Turns out that you can make soap using only Crisco and lye. Turns out that multiplying the recipe by 1.67 exactly used up my remaining Crisco and lye.

The Crisco soap is destined to become laundry detergent. Since I put 5 pounds of Crisco into the recipe, I should get out roughly enough laundry soap to last me until I die.

Wednesday, November 10, 2010

Soap Making

TD and I decided to make soap to give as Christmas gifts this year. I didn't can enough this past summer to go around.

I took a soap making class through PCC a few months ago. Then, one day a few weeks ago, I abruptly decided that we should try it. I bought the supplies and today we're off and running.

The one problem with the calculations below is that some of the measurements are in fl oz, while all of the ingredients are added by weight. Total cost of all ingredients purchased: $141.33

From Costco:
$8.99 for 160 fl oz Canola oil = $0.056 / fl oz
$17.89 for 170 oz olive oil = $0.105 / fl oz
$6.99 for 96 oz Crisco = $0.073 / oz

$11.00 for 16 oz Shea Butter = $0.687 / oz
$21.00 for 128 fl oz Coconut oil = $0.164 / fl oz
$23 for 128 fl oz Palm kernel oil = $0.179 / fl oz

From the True Value Hardware across the street:
$3.99 for 16 oz 100% lye drain cleaner = $0.25 / oz

From Sweetcakes soapmaking supplies:
$7.99 for 2 oz peppermint = $4.00 / oz
$12.50 for 2 oz lavender = $6.25 / oz
$6.00 for 2 oz jasmine fragrance = $3.00 / oz
$7.00 for 2 oz Tahitian vanilla = $3.50 / oz
$7.00 for 2 oz Vanilla lace = $3.50 / oz

The basic idea of soap is pretty simple. You mix melted fats and/or oils with a strong base (lye) and it chemically modifies the triglycerides into soap molecules. As the chemical reaction proceeds and the mixture cools down, it gets opaque and thick like pudding. This condition is called "trace" (you can see traces of your stir marks).

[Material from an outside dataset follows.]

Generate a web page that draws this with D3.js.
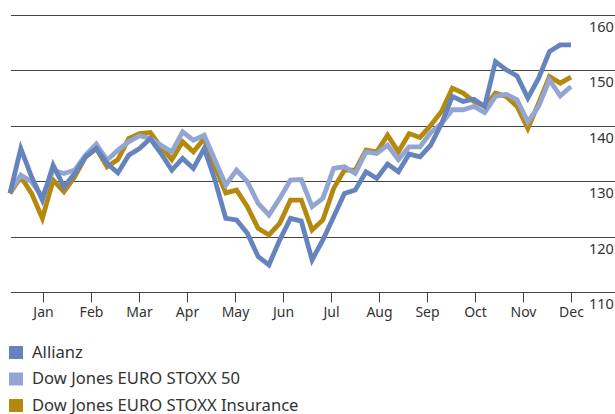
<!DOCTYPE html>
<html>
<head>
<meta charset="utf-8">
<script src="https://cdn.jsdelivr.net/npm/d3@7"></script>
<style>
  body { margin: 0; background: #fff; }
  text { font-family: "Noto Sans", sans-serif; fill: #333; }
</style>
</head>
<body>
<div id="chart-area"></div>
<script>
// weekly index values, 53 points
const allianz = [
    127.8, 135.9, 130.8, 126.6, 132.9, 129.0, 131.4, 134.4, 135.9, 133.2,
    131.5, 134.7, 135.9, 137.7, 135.0, 132.0, 134.1, 132.3, 135.9, 130.2,
    123.3, 123.0, 120.6, 116.4, 114.9, 119.4, 123.3, 122.8, 115.8, 119.4,
    123.6, 127.8, 128.4, 131.7, 130.5, 133.1, 131.7, 134.9, 134.4, 136.5,
    140.4, 145.3, 144.4, 144.8, 143.5, 151.6, 150.1, 149.0, 145.0, 148.6,
    153.4, 154.6, 154.6
];
const stoxx50 = [
    128.1, 131.1, 129.9, 127.2, 132.0, 131.4, 132.0, 134.7, 136.7, 133.8,
    135.6, 137.1, 138.2, 137.7, 136.5, 135.3, 138.9, 137.4, 138.3, 133.8,
    129.3, 132.0, 129.9, 126.0, 123.9, 126.9, 130.2, 130.3, 125.4, 126.9,
    132.3, 132.6, 131.4, 135.3, 135.0, 136.5, 133.9, 136.2, 136.2, 138.8,
    140.4, 142.9, 142.9, 143.5, 142.4, 145.3, 145.7, 144.7, 140.7, 143.5,
    148.3, 145.4, 147.1
];
const insurance = [
    127.8, 130.8, 127.8, 123.3, 130.2, 128.1, 130.8, 134.4, 135.9, 132.6,
    133.9, 137.7, 138.6, 138.8, 136.2, 133.9, 137.1, 135.3, 137.7, 132.6,
    127.9, 128.4, 125.4, 121.5, 120.3, 122.4, 126.6, 126.6, 121.2, 123.0,
    128.7, 132.0, 132.0, 135.6, 135.3, 138.3, 135.3, 138.6, 137.9, 140.1,
    142.6, 146.8, 145.9, 144.4, 143.5, 145.9, 145.3, 143.5, 139.5, 144.1,
    148.9, 147.7, 148.8
];
const months = ["Jan","Feb","Mar","Apr","May","Jun","Jul","Aug","Sep","Oct","Nov","Dec"];
const yTicks = [110, 120, 130, 140, 150, 160];
const seriesNames = ["Allianz", "Dow Jones EURO STOXX 50", "Dow Jones EURO STOXX Insurance"];
const seriesColors = ["#6584bd", "#93a6d3", "#b5890d"];

const width = 615, height = 414;
const plotLeft = 11, plotRight = 571, plotTop = 15, plotBottom = 292;

const svg = d3.select("#chart-area")
    .append("svg")
        .attr("width", width)
        .attr("height", height);

// scales
const x = d3.scaleLinear()
    .domain([0, allianz.length - 1])
    .range([10, plotRight]);

const y = d3.scaleLinear()
    .domain([110, 160])
    .range([plotBottom, plotTop]);

const monthX = d3.scalePoint()
    .domain(months)
    .range([43, 571]);

// grid lines + right side labels
const grid = svg.append("g");
grid.selectAll("line")
    .data(yTicks)
    .enter().append("line")
        .attr("x1", plotLeft)
        .attr("x2", width)
        .attr("y1", d => Math.round(y(d)) + 0.5)
        .attr("y2", d => Math.round(y(d)) + 0.5)
        .attr("stroke", "#444")
        .attr("stroke-width", 1.2);

grid.selectAll("text")
    .data(yTicks)
    .enter().append("text")
        .attr("x", 589)
        .attr("y", d => y(d) + 17)
        .attr("font-size", "14.5px")
        .text(d => d);

// x axis ticks
const xAxisCall = d3.axisBottom(monthX)
    .tickSize(10)
    .tickPadding(5);
const xAxis = svg.append("g")
    .attr("transform", "translate(0," + (Math.round(plotBottom) + 0.5) + ")")
    .call(xAxisCall);
xAxis.select(".domain").remove();
xAxis.selectAll("line").attr("stroke", "#444");
xAxis.selectAll("text")
    .attr("font-size", "14px")
    .attr("font-family", "Noto Sans, sans-serif")
    .attr("fill", "#333");

// lines: insurance at the back, Allianz on top
const line = d3.line()
    .x((d, i) => x(i))
    .y(d => y(d));

const data = [insurance, stoxx50, allianz];
const colors = [seriesColors[2], seriesColors[1], seriesColors[0]];

svg.selectAll("path.series")
    .data(data)
    .enter().append("path")
        .attr("class", "series")
        .attr("d", line)
        .attr("fill", "none")
        .attr("stroke", (d, i) => colors[i])
        .attr("stroke-width", 4.8)
        .attr("stroke-linejoin", "miter");

// legend
const legend = svg.append("g")
    .attr("transform", "translate(9,346)");
const rows = legend.selectAll("g")
    .data(seriesNames)
    .enter().append("g")
        .attr("transform", (d, i) => "translate(0," + (i * 26.5) + ")");
rows.append("rect")
    .attr("width", 14)
    .attr("height", 13)
    .attr("fill", (d, i) => seriesColors[i]);
rows.append("text")
    .attr("x", 23)
    .attr("y", 11.5)
    .attr("font-size", "16.6px")
    .text(d => d);
</script>
</body>
</html>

Roughly 95-100 degree F lye being poured into warm oil of same temp.
Using a stick blender to mix the lye into the fats.
After some mixing, but before trace.
I don't have a trace picture, but if you look on the surface of this poured soap, you'll see bumps because it was solid enough to partially hold its shape.

We have a 1/4 batch of Rachel's "tried and true" soap from the Miller Soap website. We scented it with 1 oz of Tahitian Vanilla fragrance oil, which smells very floral. The Sweetcakes website that I ordered the fragrance oil from says that this particular one turns dark brown, so we didn't try to color it. It's been poured into a black plastic Thai restaurant take-out box. This batch cost $6.41 to make.

The second batch we made up was a full batch of Sudsy All-Vegetable soap. I tried mixing it with a hand blender and it gets to trace lots faster than stirring by hand (which we did with the first batch. This batch is colored a horrible pink (we were trying for purple, but the dye we have doesn't seem to work well) and is scented with 1 oz Jasmine Fragrance. Overall, it kind of reminds me of hotels. Total cost: $16.44.

Third, we have a recipe that I got in a handout from the class I took. I tried to color it blue and ended up with a weird gray right after I added the dye, which slowly changed to a peach color as the mixture cooled. I give up on these dyes. It's originally from Rainbow Meadow, but I can't find the exact recipe on their website. Total cost: $21.65. I'm reproducing the recipe below for my own reference:
28 oz coconut oil
18 oz palm oil
42 oz olive oil
12.7 oz lye dissolved in 33 oz water
Let fat and lye cool to 92 deg F, then mix until at trace.

Next, I found a recipe containing Shea Butter, which costs $15.03. This one's scented with Vanilla Lace.

Last is a batch of Favorite Castille II (which it turns out is soap made from mostly olive oil; who knew?) scented with 0.75 oz peppermint essential oil. It costs $18.26.